Laird Harrison

March 14, 2014

NEW ORLEANS — Professional soccer players suffer an equal number of injuries whether they play on natural grass or artificial turf, a new study shows.

"The feeling of players is that they have more injuries with artificial turf," said lead investigator Alessandro Ciompi, MD, an orthopedic surgeon at the University of Rome. "We were surprised because we did not see any difference."

The technology of artificial turf has improved since the early days, when a study showed that it increased the risk for injury among soccer players, Dr. Ciompi told Medscape Medical News (Scand J Med Sci Sports. 1996;6:40-45). Current third-generation turf fields are safer because they feature infill made from coconut fiber, which helps retain moisture and lowers the temperature of the field.

Few studies have compared fields in similar climatic conditions, and a debate over the merits of artificial and natural surfaces rages on.

To add some light to the heat, Dr. Ciompi and his team followed 4 first-division Italian professional soccer teams in the 2011/12 season.

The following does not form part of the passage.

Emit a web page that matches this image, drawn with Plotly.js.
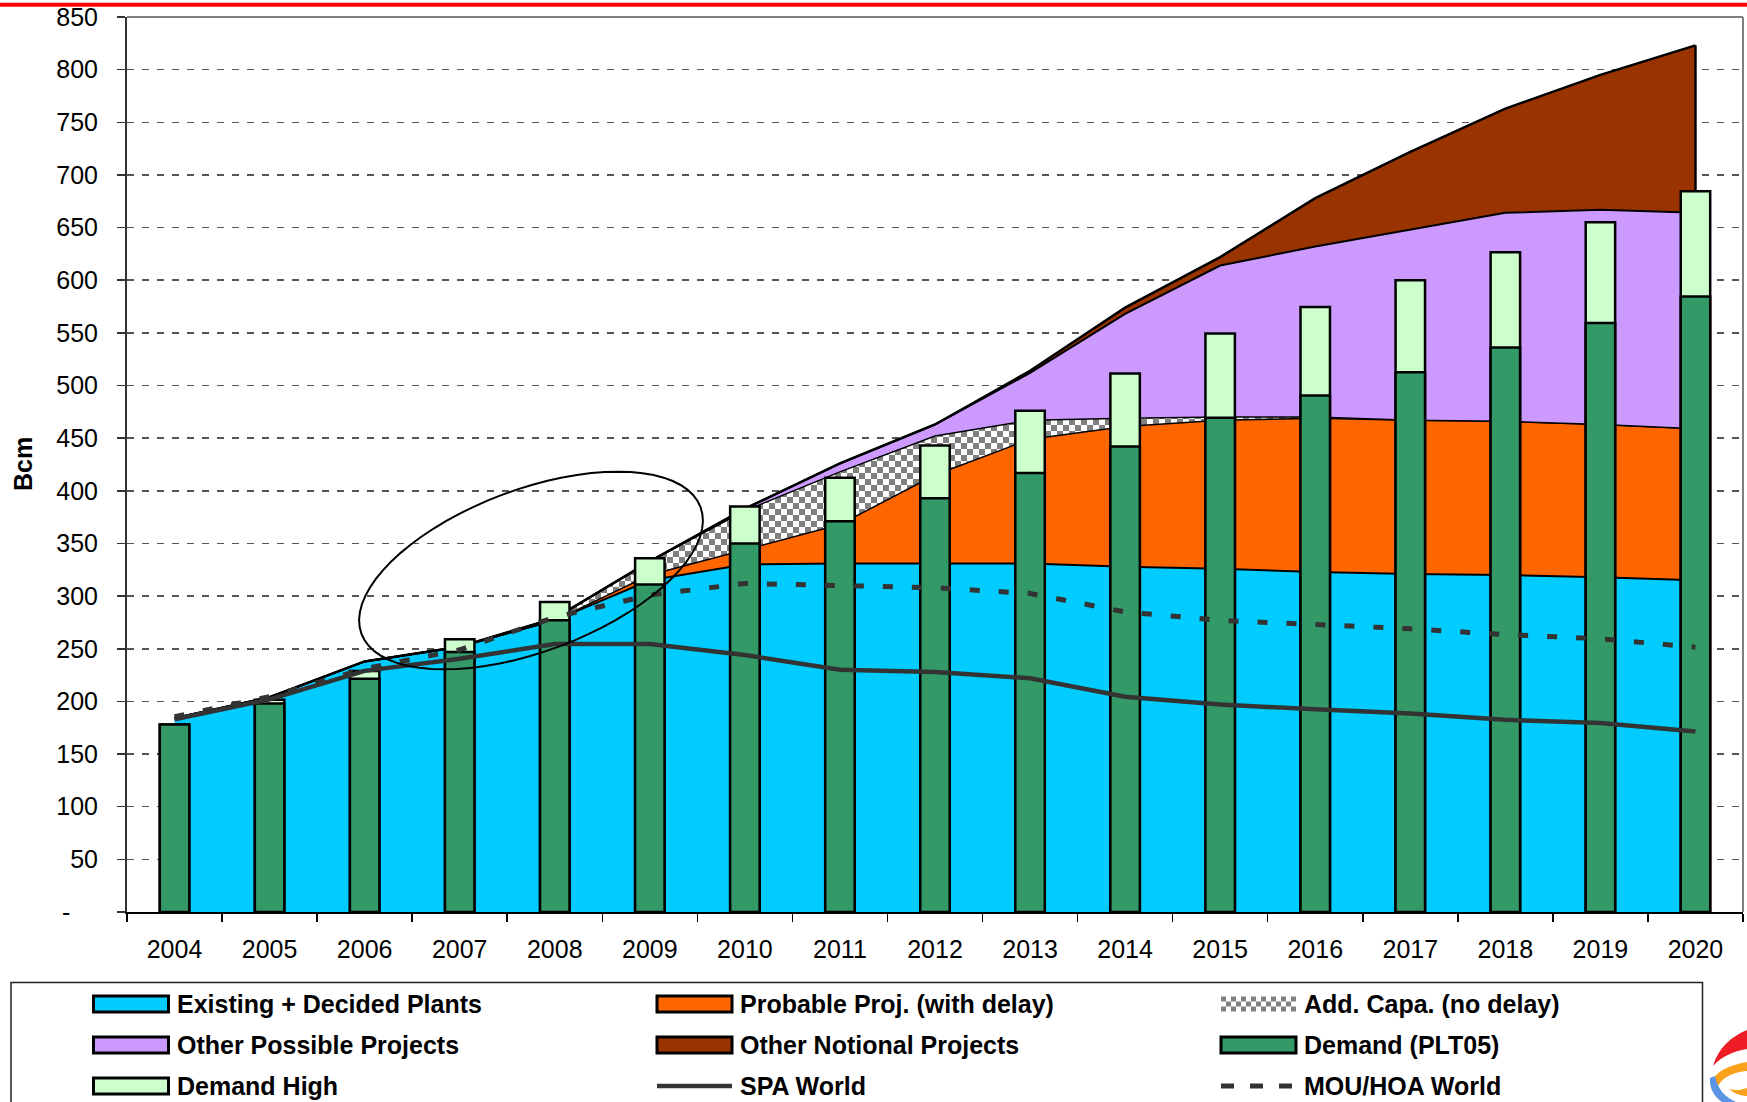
<!DOCTYPE html>
<html>
<head>
<meta charset="utf-8">
<script src="https://cdn.plot.ly/plotly-3.0.1.min.js"></script>
<style>html,body{margin:0;padding:0;background:#fff;}#chart{width:1747px;height:1102px;}</style>
</head>
<body>
<div id="chart"></div>
<script>
// ---------------- DATA ----------------
const years = ['2004','2005','2006','2007','2008','2009','2010','2011','2012','2013','2014','2015','2016','2017','2018','2019','2020'];
// stacked supply layers (each layer's own value, Bcm)
const existingDecided = [184,204,238,252,277,315,330,331,331,331,328,326,323,321,320,318,315];
const probableProj    = [0,0,0,0,0,5,14,37,84,118,133,141,146,146,146,145,144];
const addCapa         = [0,0,0,0,2,13,37,50,37,18,8,3,1,0,0,0,0];
const otherPossible   = [0,0,0,0,0,0,2,8,11,45,99,144,162,181,198,204,205];
const otherNotional   = [0,0,0,0,0,0,0,0,0,2,6,8,46,74,99,128,159];
// demand bars
const demandPLT05 = [178,198,221.5,247,277,311,350,371,393,417,442,469.5,490.5,512.5,536,559.5,584.5];
const demandHigh  = [178,201.5,229,259,294.5,336,385,412.5,443,476,511.5,549.5,574.5,600,626.5,655,684.5];
// contract lines
const spaWorld    = [183,202,229,240.5,254.5,254.5,244,230,228,222,204.5,197,192.5,188.5,182.5,179.5,171.5];
const mouHoaWorld = [185.5,204.5,231,249,280,301,312,309.5,308,302.5,285,277,273,269,263.5,259.5,251.5];
// axis ticks (Excel accounting format shows zero as a padded dash)
const yTickVals = [0,50,100,150,200,250,300,350,400,450,500,550,600,650,700,750,800,850];
const yTickText = ['-\u00A0\u00A0\u00A0\u00A0','50','100','150','200','250','300','350','400','450','500','550','600','650','700','750','800','850'];
const names = ['Existing + Decided Plants','Probable Proj. (with delay)','Add. Capa. (no delay)',
               'Other Possible Projects','Other Notional Projects','Demand (PLT05)',
               'Demand High','SPA World','MOU/HOA World'];
const yTitle = 'Bcm';

// ---------------- STYLE ----------------
const C = {cyan:'#00CCFF', orange:'#FF6600', purple:'#CC99FF', brown:'#993300',
           green:'#339966', lightGreen:'#CCFFCC', line:'#333333', checker:'#808080'};
const FONT = 'Liberation Sans, Arial, sans-serif';
const W = 1747, H = 1102, ML = 127, MR = 4, MT = 17, MB = 190;
const PW = W - ML - MR, PH = H - MT - MB;
const px = x => (x - ML) / PW;
const py = y => (MT + PH - y) / PH;

// ---------------- TRACES ----------------
const traces = [
  {x:years, y:existingDecided, name:names[0], type:'scatter', mode:'lines', stackgroup:'s',
   line:{color:'#000', width:2}, fillcolor:C.cyan, xaxis:'x', yaxis:'y'},
  {x:years, y:probableProj, name:names[1], type:'scatter', mode:'lines', stackgroup:'s',
   line:{color:'#000', width:1.5}, fillcolor:C.orange, xaxis:'x', yaxis:'y'},
  {x:years, y:addCapa, name:names[2], type:'scatter', mode:'lines', stackgroup:'s',
   line:{color:'#000', width:1.5}, fillcolor:'#ffffff',
   fillpattern:{shape:'.', fgcolor:C.checker, bgcolor:'#ffffff', size:12, solidity:0.5},
   xaxis:'x', yaxis:'y'},
  {x:years, y:otherPossible, name:names[3], type:'scatter', mode:'lines', stackgroup:'s',
   line:{color:'#000', width:2}, fillcolor:C.purple, xaxis:'x', yaxis:'y'},
  {x:years, y:otherNotional, name:names[4], type:'scatter', mode:'lines', stackgroup:'s',
   line:{color:'#000', width:2.5}, fillcolor:C.brown, xaxis:'x', yaxis:'y'}
];
// right-hand closing edge of the top area (Excel draws the polygon outline)
const last = years.length - 1;
const cumBelowTop = existingDecided[last] + probableProj[last] + addCapa[last] + otherPossible[last];
traces.push({x:[years[last], years[last]], y:[cumBelowTop, cumBelowTop + otherNotional[last]],
  type:'scatter', mode:'lines', line:{color:'#000', width:2.5}, showlegend:false, hoverinfo:'skip',
  xaxis:'x', yaxis:'y'});
// bars + lines on an overlaid subplot so they sit above the areas
traces.push({x:years, y:demandHigh, name:names[6], type:'bar', width:0.31,
  marker:{color:C.lightGreen, line:{color:'#000', width:2.5}}, xaxis:'x2', yaxis:'y2'});
traces.push({x:years, y:demandPLT05, name:names[5], type:'bar', width:0.31,
  marker:{color:C.green, line:{color:'#000', width:2.5}}, xaxis:'x2', yaxis:'y2'});
traces.push({x:years, y:spaWorld, name:names[7], type:'scatter', mode:'lines',
  line:{color:C.line, width:4.5}, xaxis:'x2', yaxis:'y2'});
traces.push({x:years, y:mouHoaWorld, name:names[8], type:'scatter', mode:'lines',
  line:{color:C.line, width:5, dash:'10px,19px'}, xaxis:'x2', yaxis:'y2'});

// ---------------- SHAPES / ANNOTATIONS ----------------
const shapes = [];
const annotations = [];
// red rule at very top of the slide
shapes.push({type:'line', xref:'paper', yref:'paper', x0:px(0), x1:px(W), y0:py(4.7), y1:py(4.7),
  line:{color:'#FF0000', width:4}, layer:'above'});
// grey top / right frame of the plot area
shapes.push({type:'line', xref:'paper', yref:'paper', x0:0, x1:1, y0:1, y1:1, line:{color:'#808080', width:2}, layer:'above'});
shapes.push({type:'line', xref:'paper', yref:'paper', x0:1, x1:1, y0:0, y1:1, line:{color:'#808080', width:2}, layer:'above'});
// hand-drawn ellipse highlight
(function(){
  const cx = 531, cy = 570.5, a = 181, b = 81, th = -20.5 * Math.PI / 180;
  let d = '';
  for (let i = 0; i <= 72; i++) {
    const t = i / 72 * 2 * Math.PI;
    const X = cx + a*Math.cos(t)*Math.cos(th) - b*Math.sin(t)*Math.sin(th);
    const Y = cy + a*Math.cos(t)*Math.sin(th) + b*Math.sin(t)*Math.cos(th);
    d += (i === 0 ? 'M' : 'L') + px(X).toFixed(5) + ',' + py(Y).toFixed(5);
  }
  shapes.push({type:'path', xref:'paper', yref:'paper', path:d + 'Z', line:{color:'#000', width:2}, layer:'above'});
})();

// custom legend box (3 x 3 grid like the Excel legend)
const LG = {left:11, top:982.5, right:1702.5, bottom:1115};
shapes.push({type:'rect', xref:'paper', yref:'paper', x0:px(LG.left), x1:px(LG.right), y0:py(LG.bottom), y1:py(LG.top),
  line:{color:'#222', width:1.5}, fillcolor:'rgba(0,0,0,0)', layer:'above'});
const colX = [93.5, 657, 1221], rowY = [1004, 1045, 1086], swW = 75, swH = 16;
const legendItems = [
  {name:names[0], kind:'fill', color:C.cyan},
  {name:names[1], kind:'fill', color:C.orange},
  {name:names[2], kind:'checker'},
  {name:names[3], kind:'fill', color:C.purple},
  {name:names[4], kind:'fill', color:C.brown},
  {name:names[5], kind:'fill', color:C.green},
  {name:names[6], kind:'fill', color:C.lightGreen},
  {name:names[7], kind:'solid'},
  {name:names[8], kind:'dash'}
];
legendItems.forEach((it, i) => {
  const x0 = colX[i % 3], yc = rowY[Math.floor(i / 3)];
  if (it.kind === 'fill') {
    shapes.push({type:'rect', xref:'paper', yref:'paper', x0:px(x0), x1:px(x0+swW), y0:py(yc+swH/2), y1:py(yc-swH/2),
      fillcolor:it.color, line:{color:'#000', width:3}, layer:'above'});
  } else if (it.kind === 'checker') {
    const s = 5;
    for (let cx = 0; cx < swW; cx += s) for (let ry = 0; ry < 3; ry++) {
      if (((cx / s) + ry) % 2 === 0) {
        shapes.push({type:'rect', xref:'paper', yref:'paper', x0:px(x0+cx), x1:px(Math.min(x0+cx+s, x0+swW)),
          y0:py(yc-7.5+ry*s+s), y1:py(yc-7.5+ry*s), fillcolor:C.checker, line:{width:0}, layer:'above'});
      }
    }
  } else if (it.kind === 'solid') {
    shapes.push({type:'line', xref:'paper', yref:'paper', x0:px(x0), x1:px(x0+swW), y0:py(yc), y1:py(yc),
      line:{color:C.line, width:4.5}, layer:'above'});
  } else {
    shapes.push({type:'line', xref:'paper', yref:'paper', x0:px(x0), x1:px(x0+swW), y0:py(yc), y1:py(yc),
      line:{color:C.line, width:5, dash:'13px,16px'}, layer:'above'});
  }
  annotations.push({xref:'paper', yref:'paper', x:px(x0+swW+6), y:py(yc), xanchor:'left', yanchor:'middle',
    text:'<b>' + it.name + '</b>', showarrow:false, font:{family:FONT, size:25, color:'#000'}});
});

// y axis title
annotations.push({xref:'paper', yref:'paper', x:px(22.5), y:0.5, xanchor:'center', yanchor:'middle',
  text:'<b>' + yTitle + '</b>', textangle:-90, showarrow:false, font:{family:FONT, size:25, color:'#000'}});

// corner logo fragment (bottom-right)
const logo = [
  {color:'#EE1C25', d:[['M',1713,1066],['C',1718,1048,1732,1036,1747,1030],['L',1747,1049],['C',1733,1051,1721,1057,1713,1066]]},
  {color:'#F9A11B', d:[['M',1713,1086],['C',1710,1075,1725,1066,1747,1062],['L',1747,1071],['C',1735,1072,1725,1076,1720,1083],['C',1718,1087,1715,1089,1713,1086]]},
  {color:'#F9A11B', d:[['M',1729,1089],['C',1735,1094,1741,1096,1747,1096],['L',1747,1088],['C',1741,1090,1735,1091,1729,1089]]},
  {color:'#5B93E5', d:[['M',1710,1078],['C',1709,1090,1716,1098,1722,1102],['L',1736,1102],['C',1725,1097,1718,1090,1715,1076]]}
];
logo.forEach(l => {
  let s = '';
  l.d.forEach(seg => {
    s += seg[0];
    const nums = [];
    for (let k = 1; k < seg.length; k += 2) nums.push(px(seg[k]).toFixed(5) + ',' + py(seg[k+1]).toFixed(5));
    s += nums.join(' ');
  });
  shapes.push({type:'path', xref:'paper', yref:'paper', path:s + 'Z', fillcolor:l.color, line:{width:0}, layer:'above'});
});

// ---------------- LAYOUT ----------------
const tickFont = {family:FONT, size:25, color:'#000'};
const layout = {
  width:W, height:H, margin:{l:ML, r:MR, t:MT, b:MB, pad:0},
  paper_bgcolor:'#fff', plot_bgcolor:'#fff', showlegend:false, barmode:'overlay',
  font:{family:FONT, color:'#000'},
  xaxis:{type:'category', categoryorder:'array', categoryarray:years, range:[-0.5, 16.5],
    tickson:'boundaries', ticks:'outside', ticklen:8, tickwidth:1.5, tickcolor:'#000',
    showline:true, linecolor:'#000', linewidth:2, showgrid:false, zeroline:false,
    tickfont:tickFont, ticklabelstandoff:14, fixedrange:true},
  yaxis:{range:[0, 850], tickmode:'array', tickvals:yTickVals, ticktext:yTickText,
    ticks:'outside', ticklen:8, tickwidth:1.5, tickcolor:'#333',
    showline:true, linecolor:'#333', linewidth:2, zeroline:false,
    showgrid:true, gridcolor:'#555', gridwidth:1.5, griddash:'7px,8px',
    tickfont:tickFont, ticklabelstandoff:14, fixedrange:true},
  xaxis2:{type:'category', categoryorder:'array', categoryarray:years, range:[-0.5, 16.5],
    overlaying:'x', visible:false, fixedrange:true},
  yaxis2:{range:[0, 850], overlaying:'y', visible:false, fixedrange:true},
  shapes:shapes, annotations:annotations
};

Plotly.newPlot('chart', traces, layout, {staticPlot:true, displayModeBar:false}).then(gd => {
  // turn Plotly's pattern tile into the Excel checkerboard tile
  const NS = 'http://www.w3.org/2000/svg';
  gd.querySelectorAll('pattern').forEach(p => {
    while (p.firstChild) p.removeChild(p.firstChild);
    p.setAttribute('width', 12); p.setAttribute('height', 12);
    p.setAttribute('patternUnits', 'userSpaceOnUse');
    p.removeAttribute('viewBox');
    [[0,0,12,12,'#ffffff'],[0,0,6,6,C.checker],[6,6,6,6,C.checker]].forEach(r => {
      const e = document.createElementNS(NS, 'rect');
      e.setAttribute('x', r[0]); e.setAttribute('y', r[1]);
      e.setAttribute('width', r[2]); e.setAttribute('height', r[3]);
      e.setAttribute('fill', r[4]);
      p.appendChild(e);
    });
  });
});
</script>
</body>
</html>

The home fields of the Cesena and Novara teams were made of artificial turf, and the home fields of the Torino and Juventus teams were made of natural grass.

The researchers tabulated acute injuries suffered by players on the 4 teams during the 36 games played on each type of surface. Games played in the same region of Italy were compared so that climate differences were less likely to affect the results.

To match time on the field, the researchers did not track injuries that occurred during practice.

Overall, 1270 hours of play on artificial turf and 1310 hours on natural grass were evaluated. Although slightly more injuries occurred on artificial turf than on natural grass, the difference was not statistically significant (P > .05).

Table. Injuries Occurring During the Study Period

Characteristics of Injury Natural Grass, n Artificial Turf, n
Total injuries 20 23
Circumstance of injury    
   Contact 5 10
   Noncontact 15 13
Type of injury    
   Strain 15 13
   Contusion 1 6
   Other 4 4

 

These findings are consistent with those from other studies of soccer played on third-generation artificial turf, say the researchers; however, they note that a recent study found significantly more anterior cruciate ligament injuries on artificial turf than on natural grass in American football games (Knee. 2013:20;191-195).

They acknowledge that the difference between the 2 sports could account for the difference in injury rates.

Artificial turf has some advantages over natural turf, said Brian Cole, MD, who is a physician for the Chicago White Sox Major League Baseball team. With turf, "you don't get the undulations," he told Medscape Medical News.

Dr. Cole, who is also a professor of orthopedics at Rush University in Chicago, said he would like to know the number of players involved in the study. Because injuries during a season are relatively rare, a large number of individuals would be needed for the study to have statistical power.

Dr. Ciompi explained that his team used hours of play rather than individual players to calculate their statistics because some players get more time in matches than others.

Dr. Cole and Dr. Ciompi have disclosed no relevant financial relationships.

American Academy of Orthopaedic Surgeons (AAOS) 2014 Annual Meeting: Abstract P443. Presented March 11, 2014.